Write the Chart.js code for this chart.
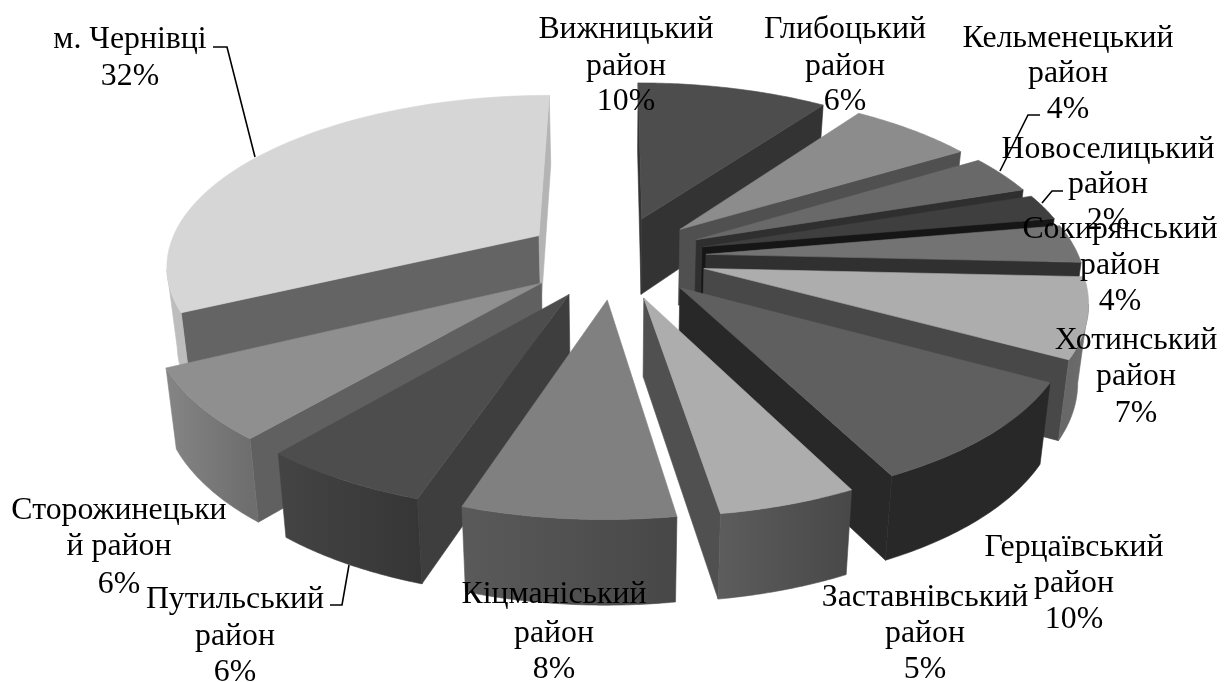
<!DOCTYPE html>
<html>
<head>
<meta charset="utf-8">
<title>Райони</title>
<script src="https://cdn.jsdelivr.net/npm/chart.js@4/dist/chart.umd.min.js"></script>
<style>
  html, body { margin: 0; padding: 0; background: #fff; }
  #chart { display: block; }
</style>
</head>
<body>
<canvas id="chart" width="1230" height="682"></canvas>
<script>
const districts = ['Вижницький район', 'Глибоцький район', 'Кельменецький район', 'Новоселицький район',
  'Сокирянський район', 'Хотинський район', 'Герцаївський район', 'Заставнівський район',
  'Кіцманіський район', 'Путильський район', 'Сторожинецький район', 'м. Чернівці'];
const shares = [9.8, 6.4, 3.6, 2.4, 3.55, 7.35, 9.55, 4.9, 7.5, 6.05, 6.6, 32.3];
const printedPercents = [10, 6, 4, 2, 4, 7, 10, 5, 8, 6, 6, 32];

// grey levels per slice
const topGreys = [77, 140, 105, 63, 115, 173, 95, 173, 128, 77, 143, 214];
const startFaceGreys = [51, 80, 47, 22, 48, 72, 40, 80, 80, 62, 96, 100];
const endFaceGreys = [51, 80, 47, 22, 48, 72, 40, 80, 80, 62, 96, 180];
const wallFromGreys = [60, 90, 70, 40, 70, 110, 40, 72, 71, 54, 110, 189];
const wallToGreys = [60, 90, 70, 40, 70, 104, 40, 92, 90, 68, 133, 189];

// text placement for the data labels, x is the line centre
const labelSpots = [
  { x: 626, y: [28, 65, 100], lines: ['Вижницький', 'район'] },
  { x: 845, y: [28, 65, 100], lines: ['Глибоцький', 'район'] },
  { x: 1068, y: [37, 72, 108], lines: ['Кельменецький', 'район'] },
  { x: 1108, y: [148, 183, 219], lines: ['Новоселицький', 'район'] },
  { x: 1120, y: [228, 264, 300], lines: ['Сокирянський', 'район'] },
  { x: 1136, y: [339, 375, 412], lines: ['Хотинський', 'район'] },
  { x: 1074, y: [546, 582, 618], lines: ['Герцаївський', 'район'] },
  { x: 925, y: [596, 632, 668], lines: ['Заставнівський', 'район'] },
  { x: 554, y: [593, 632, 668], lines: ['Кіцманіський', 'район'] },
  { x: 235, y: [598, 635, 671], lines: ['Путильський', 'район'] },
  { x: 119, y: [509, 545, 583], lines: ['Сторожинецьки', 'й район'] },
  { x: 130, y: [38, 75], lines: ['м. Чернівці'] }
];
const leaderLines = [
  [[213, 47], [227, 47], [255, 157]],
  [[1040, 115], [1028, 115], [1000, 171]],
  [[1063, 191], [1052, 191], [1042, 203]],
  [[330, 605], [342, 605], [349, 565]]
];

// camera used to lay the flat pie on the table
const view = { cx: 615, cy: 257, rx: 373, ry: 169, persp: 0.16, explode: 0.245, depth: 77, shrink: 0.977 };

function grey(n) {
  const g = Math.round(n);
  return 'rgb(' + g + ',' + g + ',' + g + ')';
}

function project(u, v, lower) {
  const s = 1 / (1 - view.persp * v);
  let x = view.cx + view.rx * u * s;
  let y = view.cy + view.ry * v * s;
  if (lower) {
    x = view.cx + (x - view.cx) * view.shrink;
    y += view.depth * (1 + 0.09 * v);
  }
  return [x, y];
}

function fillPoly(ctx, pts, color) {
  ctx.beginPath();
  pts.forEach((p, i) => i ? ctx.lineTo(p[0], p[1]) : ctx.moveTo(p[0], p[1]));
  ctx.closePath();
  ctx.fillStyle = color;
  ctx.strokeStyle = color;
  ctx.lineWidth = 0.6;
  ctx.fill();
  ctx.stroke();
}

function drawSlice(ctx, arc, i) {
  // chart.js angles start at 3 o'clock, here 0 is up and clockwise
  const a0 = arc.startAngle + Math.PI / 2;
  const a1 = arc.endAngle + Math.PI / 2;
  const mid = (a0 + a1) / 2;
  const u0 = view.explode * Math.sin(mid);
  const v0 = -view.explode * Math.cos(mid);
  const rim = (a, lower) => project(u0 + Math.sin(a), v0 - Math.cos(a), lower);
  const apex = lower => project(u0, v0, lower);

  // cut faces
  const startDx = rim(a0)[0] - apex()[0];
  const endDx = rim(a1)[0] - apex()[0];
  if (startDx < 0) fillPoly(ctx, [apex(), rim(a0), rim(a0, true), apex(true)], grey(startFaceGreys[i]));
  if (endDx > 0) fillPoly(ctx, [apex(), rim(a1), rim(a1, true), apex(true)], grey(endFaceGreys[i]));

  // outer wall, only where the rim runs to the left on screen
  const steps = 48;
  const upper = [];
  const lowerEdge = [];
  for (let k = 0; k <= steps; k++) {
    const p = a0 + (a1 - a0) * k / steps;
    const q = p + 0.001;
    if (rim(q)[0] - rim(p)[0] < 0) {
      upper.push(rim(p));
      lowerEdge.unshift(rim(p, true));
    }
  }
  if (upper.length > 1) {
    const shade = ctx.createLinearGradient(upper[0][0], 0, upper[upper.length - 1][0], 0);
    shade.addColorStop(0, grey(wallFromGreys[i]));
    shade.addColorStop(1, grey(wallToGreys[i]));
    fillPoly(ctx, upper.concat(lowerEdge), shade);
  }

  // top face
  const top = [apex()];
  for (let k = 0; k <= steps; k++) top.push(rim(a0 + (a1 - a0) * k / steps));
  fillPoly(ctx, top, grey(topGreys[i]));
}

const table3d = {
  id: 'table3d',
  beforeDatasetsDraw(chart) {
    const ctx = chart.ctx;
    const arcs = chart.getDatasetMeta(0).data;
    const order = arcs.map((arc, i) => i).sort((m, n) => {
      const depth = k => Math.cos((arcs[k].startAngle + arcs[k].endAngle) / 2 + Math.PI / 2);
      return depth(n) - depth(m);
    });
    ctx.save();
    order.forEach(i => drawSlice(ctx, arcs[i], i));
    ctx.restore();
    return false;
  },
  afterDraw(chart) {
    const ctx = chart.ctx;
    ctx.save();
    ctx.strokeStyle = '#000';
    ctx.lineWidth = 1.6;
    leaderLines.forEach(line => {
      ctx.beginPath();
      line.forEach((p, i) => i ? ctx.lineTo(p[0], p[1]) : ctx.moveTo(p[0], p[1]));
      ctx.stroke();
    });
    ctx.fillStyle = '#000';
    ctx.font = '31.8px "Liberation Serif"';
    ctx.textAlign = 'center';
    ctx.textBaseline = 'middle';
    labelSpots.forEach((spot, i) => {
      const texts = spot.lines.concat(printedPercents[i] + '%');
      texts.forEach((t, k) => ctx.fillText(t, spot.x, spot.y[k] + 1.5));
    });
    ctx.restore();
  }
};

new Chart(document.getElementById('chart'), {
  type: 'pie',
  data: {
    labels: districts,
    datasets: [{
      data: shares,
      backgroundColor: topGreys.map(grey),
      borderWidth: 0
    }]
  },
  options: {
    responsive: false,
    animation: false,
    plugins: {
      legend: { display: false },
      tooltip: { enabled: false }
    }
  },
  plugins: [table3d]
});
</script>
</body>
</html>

Goal => Set the listing down in full and exactly. Pictures within it should not appear in the copy.

Reply =>
Write the Chart.js code for this chart.
<!DOCTYPE html>
<html>
<head>
<meta charset="utf-8">
<title>Райони</title>
<script src="https://cdn.jsdelivr.net/npm/chart.js@4/dist/chart.umd.min.js"></script>
<style>
  html, body { margin: 0; padding: 0; background: #fff; }
  #chart { display: block; }
</style>
</head>
<body>
<canvas id="chart" width="1230" height="682"></canvas>
<script>
const districts = ['Вижницький район', 'Глибоцький район', 'Кельменецький район', 'Новоселицький район',
  'Сокирянський район', 'Хотинський район', 'Герцаївський район', 'Заставнівський район',
  'Кіцманіський район', 'Путильський район', 'Сторожинецький район', 'м. Чернівці'];
const shares = [9.8, 6.4, 3.6, 2.4, 3.55, 7.35, 9.55, 4.9, 7.5, 6.05, 6.6, 32.3];
const printedPercents = [10, 6, 4, 2, 4, 7, 10, 5, 8, 6, 6, 32];

// grey levels per slice
const topGreys = [77, 140, 105, 63, 115, 173, 95, 173, 128, 77, 143, 214];
const startFaceGreys = [51, 80, 47, 22, 48, 72, 40, 80, 80, 62, 96, 100];
const endFaceGreys = [51, 80, 47, 22, 48, 72, 40, 80, 80, 62, 96, 180];
const wallFromGreys = [60, 90, 70, 40, 70, 110, 40, 72, 71, 54, 110, 189];
const wallToGreys = [60, 90, 70, 40, 70, 104, 40, 92, 90, 68, 133, 189];

// text placement for the data labels, x is the line centre
const labelSpots = [
  { x: 626, y: [28, 65, 100], lines: ['Вижницький', 'район'] },
  { x: 845, y: [28, 65, 100], lines: ['Глибоцький', 'район'] },
  { x: 1068, y: [37, 72, 108], lines: ['Кельменецький', 'район'] },
  { x: 1108, y: [148, 183, 219], lines: ['Новоселицький', 'район'] },
  { x: 1120, y: [228, 264, 300], lines: ['Сокирянський', 'район'] },
  { x: 1136, y: [339, 375, 412], lines: ['Хотинський', 'район'] },
  { x: 1074, y: [546, 582, 618], lines: ['Герцаївський', 'район'] },
  { x: 925, y: [596, 632, 668], lines: ['Заставнівський', 'район'] },
  { x: 554, y: [593, 632, 668], lines: ['Кіцманіський', 'район'] },
  { x: 235, y: [598, 635, 671], lines: ['Путильський', 'район'] },
  { x: 119, y: [509, 545, 583], lines: ['Сторожинецьки', 'й район'] },
  { x: 130, y: [38, 75], lines: ['м. Чернівці'] }
];
const leaderLines = [
  [[213, 47], [227, 47], [255, 157]],
  [[1040, 115], [1028, 115], [1000, 171]],
  [[1063, 191], [1052, 191], [1042, 203]],
  [[330, 605], [342, 605], [349, 565]]
];

// camera used to lay the flat pie on the table
const view = { cx: 615, cy: 257, rx: 373, ry: 169, persp: 0.16, explode: 0.245, depth: 77, shrink: 0.977 };

function grey(n) {
  const g = Math.round(n);
  return 'rgb(' + g + ',' + g + ',' + g + ')';
}

function project(u, v, lower) {
  const s = 1 / (1 - view.persp * v);
  let x = view.cx + view.rx * u * s;
  let y = view.cy + view.ry * v * s;
  if (lower) {
    x = view.cx + (x - view.cx) * view.shrink;
    y += view.depth * (1 + 0.09 * v);
  }
  return [x, y];
}

function fillPoly(ctx, pts, color) {
  ctx.beginPath();
  pts.forEach((p, i) => i ? ctx.lineTo(p[0], p[1]) : ctx.moveTo(p[0], p[1]));
  ctx.closePath();
  ctx.fillStyle = color;
  ctx.strokeStyle = color;
  ctx.lineWidth = 0.6;
  ctx.fill();
  ctx.stroke();
}

function drawSlice(ctx, arc, i) {
  // chart.js angles start at 3 o'clock, here 0 is up and clockwise
  const a0 = arc.startAngle + Math.PI / 2;
  const a1 = arc.endAngle + Math.PI / 2;
  const mid = (a0 + a1) / 2;
  const u0 = view.explode * Math.sin(mid);
  const v0 = -view.explode * Math.cos(mid);
  const rim = (a, lower) => project(u0 + Math.sin(a), v0 - Math.cos(a), lower);
  const apex = lower => project(u0, v0, lower);

  // cut faces
  const startDx = rim(a0)[0] - apex()[0];
  const endDx = rim(a1)[0] - apex()[0];
  if (startDx < 0) fillPoly(ctx, [apex(), rim(a0), rim(a0, true), apex(true)], grey(startFaceGreys[i]));
  if (endDx > 0) fillPoly(ctx, [apex(), rim(a1), rim(a1, true), apex(true)], grey(endFaceGreys[i]));

  // outer wall, only where the rim runs to the left on screen
  const steps = 48;
  const upper = [];
  const lowerEdge = [];
  for (let k = 0; k <= steps; k++) {
    const p = a0 + (a1 - a0) * k / steps;
    const q = p + 0.001;
    if (rim(q)[0] - rim(p)[0] < 0) {
      upper.push(rim(p));
      lowerEdge.unshift(rim(p, true));
    }
  }
  if (upper.length > 1) {
    const shade = ctx.createLinearGradient(upper[0][0], 0, upper[upper.length - 1][0], 0);
    shade.addColorStop(0, grey(wallFromGreys[i]));
    shade.addColorStop(1, grey(wallToGreys[i]));
    fillPoly(ctx, upper.concat(lowerEdge), shade);
  }

  // top face
  const top = [apex()];
  for (let k = 0; k <= steps; k++) top.push(rim(a0 + (a1 - a0) * k / steps));
  fillPoly(ctx, top, grey(topGreys[i]));
}

const table3d = {
  id: 'table3d',
  beforeDatasetsDraw(chart) {
    const ctx = chart.ctx;
    const arcs = chart.getDatasetMeta(0).data;
    const order = arcs.map((arc, i) => i).sort((m, n) => {
      const depth = k => Math.cos((arcs[k].startAngle + arcs[k].endAngle) / 2 + Math.PI / 2);
      return depth(n) - depth(m);
    });
    ctx.save();
    order.forEach(i => drawSlice(ctx, arcs[i], i));
    ctx.restore();
    return false;
  },
  afterDraw(chart) {
    const ctx = chart.ctx;
    ctx.save();
    ctx.strokeStyle = '#000';
    ctx.lineWidth = 1.6;
    leaderLines.forEach(line => {
      ctx.beginPath();
      line.forEach((p, i) => i ? ctx.lineTo(p[0], p[1]) : ctx.moveTo(p[0], p[1]));
      ctx.stroke();
    });
    ctx.fillStyle = '#000';
    ctx.font = '31.8px "Liberation Serif"';
    ctx.textAlign = 'center';
    ctx.textBaseline = 'middle';
    labelSpots.forEach((spot, i) => {
      const texts = spot.lines.concat(printedPercents[i] + '%');
      texts.forEach((t, k) => ctx.fillText(t, spot.x, spot.y[k] + 1.5));
    });
    ctx.restore();
  }
};

new Chart(document.getElementById('chart'), {
  type: 'pie',
  data: {
    labels: districts,
    datasets: [{
      data: shares,
      backgroundColor: topGreys.map(grey),
      borderWidth: 0
    }]
  },
  options: {
    responsive: false,
    animation: false,
    plugins: {
      legend: { display: false },
      tooltip: { enabled: false }
    }
  },
  plugins: [table3d]
});
</script>
</body>
</html>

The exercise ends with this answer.